— DATASET EXCERPT —

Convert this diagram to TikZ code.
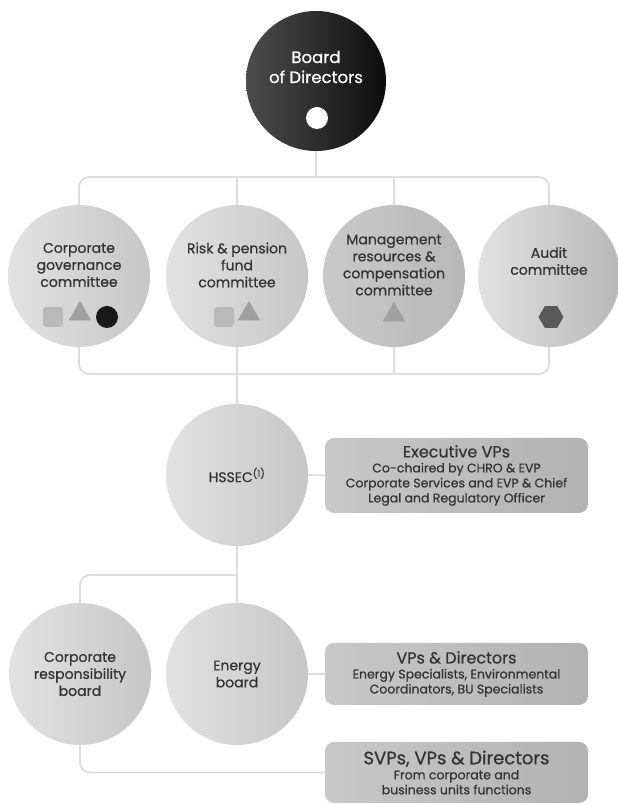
\documentclass[tikz,border=0pt]{standalone}
\usepackage{fontspec}
\setmainfont{Poppins}[FakeBold=0.6]
\usetikzlibrary{shapes.geometric}

\definecolor{ink}{HTML}{333333}
\definecolor{wire}{HTML}{DDDDDD}
\definecolor{discL}{HTML}{E2E2E2}
\definecolor{discR}{HTML}{C6C6C6}
\definecolor{boxL}{HTML}{C8C8C8}
\definecolor{boxR}{HTML}{B2B2B2}

\tikzset{
  disc/.style={circle, minimum size=142, inner sep=0, left color=discL, right color=discR},
  darkdisc/.style={disc, left color=black!21, right color=black!28},
  boardbox/.style={rectangle, rounded corners=9, minimum width=263, inner sep=0,
    left color=boxL, right color=boxR, text=ink, align=center,
    font=\fontsize{12.5}{15}\selectfont},
  lbl/.style={align=center, text=ink, font=\fontsize{14}{17}\selectfont},
  link/.style={draw=wire, line width=1.8, rounded corners=10},
  sqmark/.style={rectangle, rounded corners=3, minimum size=20, inner sep=0, fill=gray!55},
  trimark/.style={regular polygon, regular polygon sides=3, minimum size=26, inner sep=0, fill=gray!75},
  dotmark/.style={circle, minimum size=22, inner sep=0, fill=black!90},
  hexmark/.style={regular polygon, regular polygon sides=6, minimum size=25, inner sep=0, fill=black!65}
}

\begin{document}
\begin{tikzpicture}[x=1pt, y=1pt]
  \useasboundingbox (0,0) rectangle (618,804);

  % board
  \node[circle, minimum size=140, inner sep=0, left color=black!70, right color=black!95] (board) at (316,723) {};
  \node[lbl, text=white, font=\fontsize{16.5}{20}\selectfont] (board-t) at ([yshift=14]board) {Board\\of Directors};
  \node[circle, minimum size=22, inner sep=0, fill=white] (board-dot) at ([xshift=1,yshift=-37]board) {};

  % committees
  \node[disc] (gov) at (79,528) {};
  \node[disc] (risk) at (237,528) {};
  \node[darkdisc] (mgmt) at (394,528) {};
  \node[disc, right color=black!28] (audit) at (549,528) {};

  \node[lbl] (gov-t) at ([yshift=11]gov) {Corporate\\governance\\committee};
  \node[lbl] (risk-t) at ([yshift=11]risk) {Risk \& pension\\fund\\committee};
  \node[lbl] (mgmt-t) at ([yshift=11]mgmt) {Management\\resources \&\\compensation\\committee};
  \node[lbl] (audit-t) at ([yshift=15]audit) {Audit\\committee};

  \node[sqmark] (gov-a) at ([xshift=-26,yshift=-41]gov) {};
  \node[trimark] (gov-b) at ([xshift=1,yshift=-38]gov) {};
  \node[dotmark] (gov-c) at ([xshift=28,yshift=-41]gov) {};
  \node[sqmark] (risk-a) at ([xshift=-13,yshift=-41]risk) {};
  \node[trimark] (risk-b) at ([xshift=12,yshift=-38]risk) {};
  \node[trimark] (mgmt-a) at ([yshift=-39]mgmt) {};
  \node[hexmark] (audit-a) at ([xshift=2,yshift=-41]audit) {};

  \coordinate (topbar) at (316,627);
  \coordinate (botbar) at (316,430);

  \draw[link] (board) -- (topbar);
  \draw[link] (gov.north) |- (topbar) -| (audit.north);
  \draw[link] (risk.north) -- (risk.north |- topbar);
  \draw[link] (mgmt.north) -- (mgmt.north |- topbar);
  \draw[link] (gov.south) |- (botbar) -| (audit.south);
  \draw[link] (mgmt.south) -- (mgmt.south |- botbar);

  % HSSEC
  \node[disc] (hssec) at (237,329) {};
  \node[lbl] (hssec-t) at (hssec) {HSSEC\textsuperscript{(1)}};
  \node[boardbox, minimum height=75] (exec) at (456.5,328.5)
    {{\fontsize{16}{18}\selectfont Executive VPs}\\Co-chaired by CHRO \& EVP\\Corporate Services and EVP \& Chief\\Legal and Regulatory Officer};

  \draw[link] (risk.south) -- (hssec.north);
  \draw[link] (hssec.east) -- (exec.west);

  % boards
  \node[disc] (crb) at (80,130) {};
  \node[disc] (energy) at (237,130) {};
  \node[lbl] (crb-t) at (crb) {Corporate\\responsibility\\board};
  \node[lbl] (energy-t) at (energy) {Energy\\board};
  \node[boardbox, minimum height=62] (vps) at (456.5,130)
    {{\fontsize{16}{18}\selectfont VPs \& Directors}\\Energy Specialists, Environmental\\Coordinators, BU Specialists};
  \node[boardbox, minimum height=61] (svps) at (456.5,31.5)
    {{\fontsize{18}{19}\selectfont SVPs, VPs \& Directors}\\From corporate and\\business units functions};

  \coordinate (bar2) at (237,229);
  \draw[link] (hssec.south) -- (energy.north);
  \draw[link] (crb.north) |- (bar2);
  \draw[link] (energy.east) -- (vps.west);
  \draw[link] (crb.south) |- (svps.west);
\end{tikzpicture}
\end{document}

— YOUR TASK —
All of the material above is to be copied exactly, except for its images.

— ANSWER TO THE EXERCISE —
Convert this diagram to TikZ code.
\documentclass[tikz,border=0pt]{standalone}
\usepackage{fontspec}
\setmainfont{Poppins}[FakeBold=0.6]
\usetikzlibrary{shapes.geometric}

\definecolor{ink}{HTML}{333333}
\definecolor{wire}{HTML}{DDDDDD}
\definecolor{discL}{HTML}{E2E2E2}
\definecolor{discR}{HTML}{C6C6C6}
\definecolor{boxL}{HTML}{C8C8C8}
\definecolor{boxR}{HTML}{B2B2B2}

\tikzset{
  disc/.style={circle, minimum size=142, inner sep=0, left color=discL, right color=discR},
  darkdisc/.style={disc, left color=black!21, right color=black!28},
  boardbox/.style={rectangle, rounded corners=9, minimum width=263, inner sep=0,
    left color=boxL, right color=boxR, text=ink, align=center,
    font=\fontsize{12.5}{15}\selectfont},
  lbl/.style={align=center, text=ink, font=\fontsize{14}{17}\selectfont},
  link/.style={draw=wire, line width=1.8, rounded corners=10},
  sqmark/.style={rectangle, rounded corners=3, minimum size=20, inner sep=0, fill=gray!55},
  trimark/.style={regular polygon, regular polygon sides=3, minimum size=26, inner sep=0, fill=gray!75},
  dotmark/.style={circle, minimum size=22, inner sep=0, fill=black!90},
  hexmark/.style={regular polygon, regular polygon sides=6, minimum size=25, inner sep=0, fill=black!65}
}

\begin{document}
\begin{tikzpicture}[x=1pt, y=1pt]
  \useasboundingbox (0,0) rectangle (618,804);

  % board
  \node[circle, minimum size=140, inner sep=0, left color=black!70, right color=black!95] (board) at (316,723) {};
  \node[lbl, text=white, font=\fontsize{16.5}{20}\selectfont] (board-t) at ([yshift=14]board) {Board\\of Directors};
  \node[circle, minimum size=22, inner sep=0, fill=white] (board-dot) at ([xshift=1,yshift=-37]board) {};

  % committees
  \node[disc] (gov) at (79,528) {};
  \node[disc] (risk) at (237,528) {};
  \node[darkdisc] (mgmt) at (394,528) {};
  \node[disc, right color=black!28] (audit) at (549,528) {};

  \node[lbl] (gov-t) at ([yshift=11]gov) {Corporate\\governance\\committee};
  \node[lbl] (risk-t) at ([yshift=11]risk) {Risk \& pension\\fund\\committee};
  \node[lbl] (mgmt-t) at ([yshift=11]mgmt) {Management\\resources \&\\compensation\\committee};
  \node[lbl] (audit-t) at ([yshift=15]audit) {Audit\\committee};

  \node[sqmark] (gov-a) at ([xshift=-26,yshift=-41]gov) {};
  \node[trimark] (gov-b) at ([xshift=1,yshift=-38]gov) {};
  \node[dotmark] (gov-c) at ([xshift=28,yshift=-41]gov) {};
  \node[sqmark] (risk-a) at ([xshift=-13,yshift=-41]risk) {};
  \node[trimark] (risk-b) at ([xshift=12,yshift=-38]risk) {};
  \node[trimark] (mgmt-a) at ([yshift=-39]mgmt) {};
  \node[hexmark] (audit-a) at ([xshift=2,yshift=-41]audit) {};

  \coordinate (topbar) at (316,627);
  \coordinate (botbar) at (316,430);

  \draw[link] (board) -- (topbar);
  \draw[link] (gov.north) |- (topbar) -| (audit.north);
  \draw[link] (risk.north) -- (risk.north |- topbar);
  \draw[link] (mgmt.north) -- (mgmt.north |- topbar);
  \draw[link] (gov.south) |- (botbar) -| (audit.south);
  \draw[link] (mgmt.south) -- (mgmt.south |- botbar);

  % HSSEC
  \node[disc] (hssec) at (237,329) {};
  \node[lbl] (hssec-t) at (hssec) {HSSEC\textsuperscript{(1)}};
  \node[boardbox, minimum height=75] (exec) at (456.5,328.5)
    {{\fontsize{16}{18}\selectfont Executive VPs}\\Co-chaired by CHRO \& EVP\\Corporate Services and EVP \& Chief\\Legal and Regulatory Officer};

  \draw[link] (risk.south) -- (hssec.north);
  \draw[link] (hssec.east) -- (exec.west);

  % boards
  \node[disc] (crb) at (80,130) {};
  \node[disc] (energy) at (237,130) {};
  \node[lbl] (crb-t) at (crb) {Corporate\\responsibility\\board};
  \node[lbl] (energy-t) at (energy) {Energy\\board};
  \node[boardbox, minimum height=62] (vps) at (456.5,130)
    {{\fontsize{16}{18}\selectfont VPs \& Directors}\\Energy Specialists, Environmental\\Coordinators, BU Specialists};
  \node[boardbox, minimum height=61] (svps) at (456.5,31.5)
    {{\fontsize{18}{19}\selectfont SVPs, VPs \& Directors}\\From corporate and\\business units functions};

  \coordinate (bar2) at (237,229);
  \draw[link] (hssec.south) -- (energy.north);
  \draw[link] (crb.north) |- (bar2);
  \draw[link] (energy.east) -- (vps.west);
  \draw[link] (crb.south) |- (svps.west);
\end{tikzpicture}
\end{document}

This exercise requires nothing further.